- **Task directions**
The records that follow are to be transcribed in full, without their images.

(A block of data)
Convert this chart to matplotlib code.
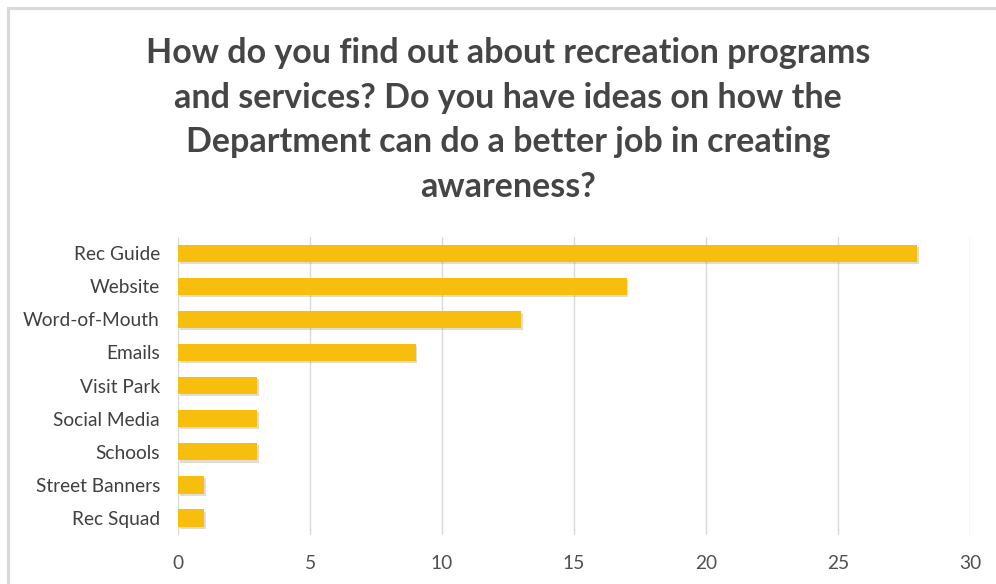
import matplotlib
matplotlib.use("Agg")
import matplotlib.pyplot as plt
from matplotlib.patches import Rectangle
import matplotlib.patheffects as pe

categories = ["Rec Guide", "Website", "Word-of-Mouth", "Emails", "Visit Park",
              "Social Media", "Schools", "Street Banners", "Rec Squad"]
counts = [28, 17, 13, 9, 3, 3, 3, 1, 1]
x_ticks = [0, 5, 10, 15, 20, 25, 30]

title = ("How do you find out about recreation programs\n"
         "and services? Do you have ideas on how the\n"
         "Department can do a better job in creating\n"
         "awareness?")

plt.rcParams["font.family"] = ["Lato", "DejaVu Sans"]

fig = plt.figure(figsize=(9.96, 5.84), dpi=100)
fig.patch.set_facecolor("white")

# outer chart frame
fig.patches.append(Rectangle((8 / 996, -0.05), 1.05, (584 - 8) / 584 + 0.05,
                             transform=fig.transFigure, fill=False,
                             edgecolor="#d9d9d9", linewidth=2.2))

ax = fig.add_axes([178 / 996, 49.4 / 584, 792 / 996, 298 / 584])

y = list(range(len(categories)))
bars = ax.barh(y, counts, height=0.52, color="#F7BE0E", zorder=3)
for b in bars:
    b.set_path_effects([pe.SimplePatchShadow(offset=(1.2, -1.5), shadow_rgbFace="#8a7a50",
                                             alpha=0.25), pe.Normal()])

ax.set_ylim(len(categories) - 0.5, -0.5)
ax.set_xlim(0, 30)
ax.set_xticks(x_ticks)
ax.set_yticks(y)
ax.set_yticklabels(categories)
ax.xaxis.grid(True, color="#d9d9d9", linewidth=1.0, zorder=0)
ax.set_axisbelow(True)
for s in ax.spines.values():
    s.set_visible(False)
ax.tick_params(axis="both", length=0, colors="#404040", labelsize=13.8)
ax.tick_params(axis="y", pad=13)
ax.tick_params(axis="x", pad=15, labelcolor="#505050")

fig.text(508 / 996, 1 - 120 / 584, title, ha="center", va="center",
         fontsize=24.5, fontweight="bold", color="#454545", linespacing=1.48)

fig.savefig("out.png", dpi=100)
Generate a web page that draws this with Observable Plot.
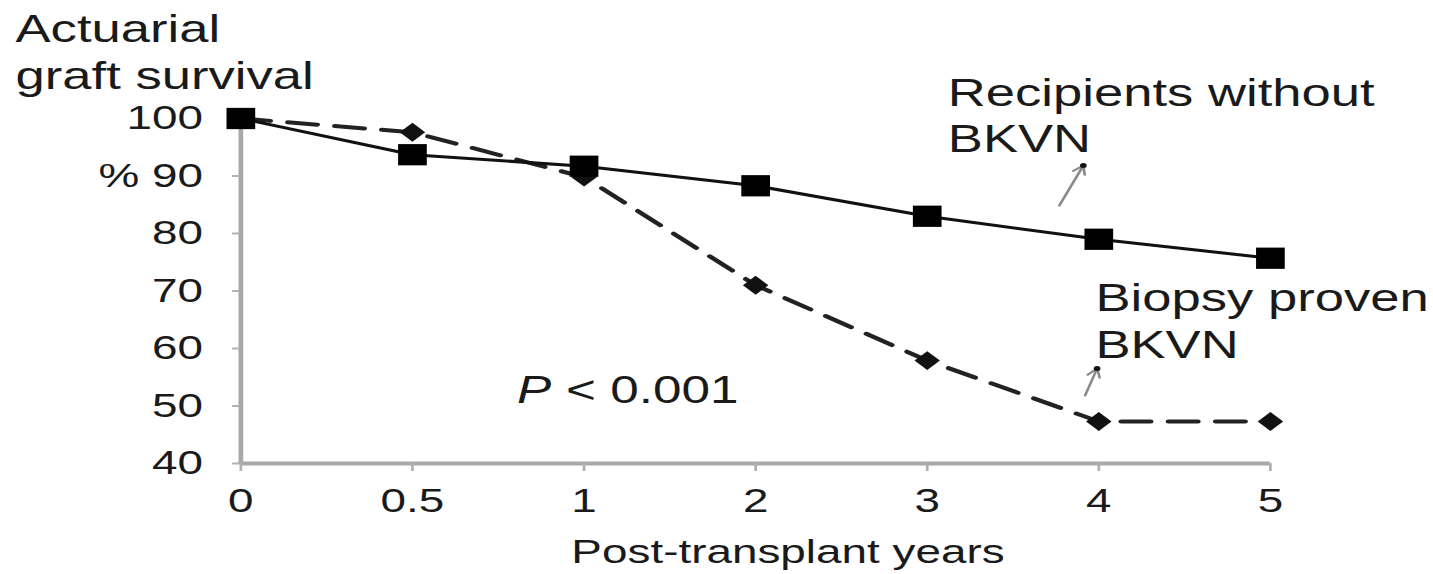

- **Response for this exercise**
Convert this chart to matplotlib code.
import matplotlib
matplotlib.use("Agg")
import matplotlib.pyplot as plt
from matplotlib.patches import Rectangle
import matplotlib.patheffects as pe

categories = ["Rec Guide", "Website", "Word-of-Mouth", "Emails", "Visit Park",
              "Social Media", "Schools", "Street Banners", "Rec Squad"]
counts = [28, 17, 13, 9, 3, 3, 3, 1, 1]
x_ticks = [0, 5, 10, 15, 20, 25, 30]

title = ("How do you find out about recreation programs\n"
         "and services? Do you have ideas on how the\n"
         "Department can do a better job in creating\n"
         "awareness?")

plt.rcParams["font.family"] = ["Lato", "DejaVu Sans"]

fig = plt.figure(figsize=(9.96, 5.84), dpi=100)
fig.patch.set_facecolor("white")

# outer chart frame
fig.patches.append(Rectangle((8 / 996, -0.05), 1.05, (584 - 8) / 584 + 0.05,
                             transform=fig.transFigure, fill=False,
                             edgecolor="#d9d9d9", linewidth=2.2))

ax = fig.add_axes([178 / 996, 49.4 / 584, 792 / 996, 298 / 584])

y = list(range(len(categories)))
bars = ax.barh(y, counts, height=0.52, color="#F7BE0E", zorder=3)
for b in bars:
    b.set_path_effects([pe.SimplePatchShadow(offset=(1.2, -1.5), shadow_rgbFace="#8a7a50",
                                             alpha=0.25), pe.Normal()])

ax.set_ylim(len(categories) - 0.5, -0.5)
ax.set_xlim(0, 30)
ax.set_xticks(x_ticks)
ax.set_yticks(y)
ax.set_yticklabels(categories)
ax.xaxis.grid(True, color="#d9d9d9", linewidth=1.0, zorder=0)
ax.set_axisbelow(True)
for s in ax.spines.values():
    s.set_visible(False)
ax.tick_params(axis="both", length=0, colors="#404040", labelsize=13.8)
ax.tick_params(axis="y", pad=13)
ax.tick_params(axis="x", pad=15, labelcolor="#505050")

fig.text(508 / 996, 1 - 120 / 584, title, ha="center", va="center",
         fontsize=24.5, fontweight="bold", color="#454545", linespacing=1.48)

fig.savefig("out.png", dpi=100)
Generate a web page that draws this with Observable Plot.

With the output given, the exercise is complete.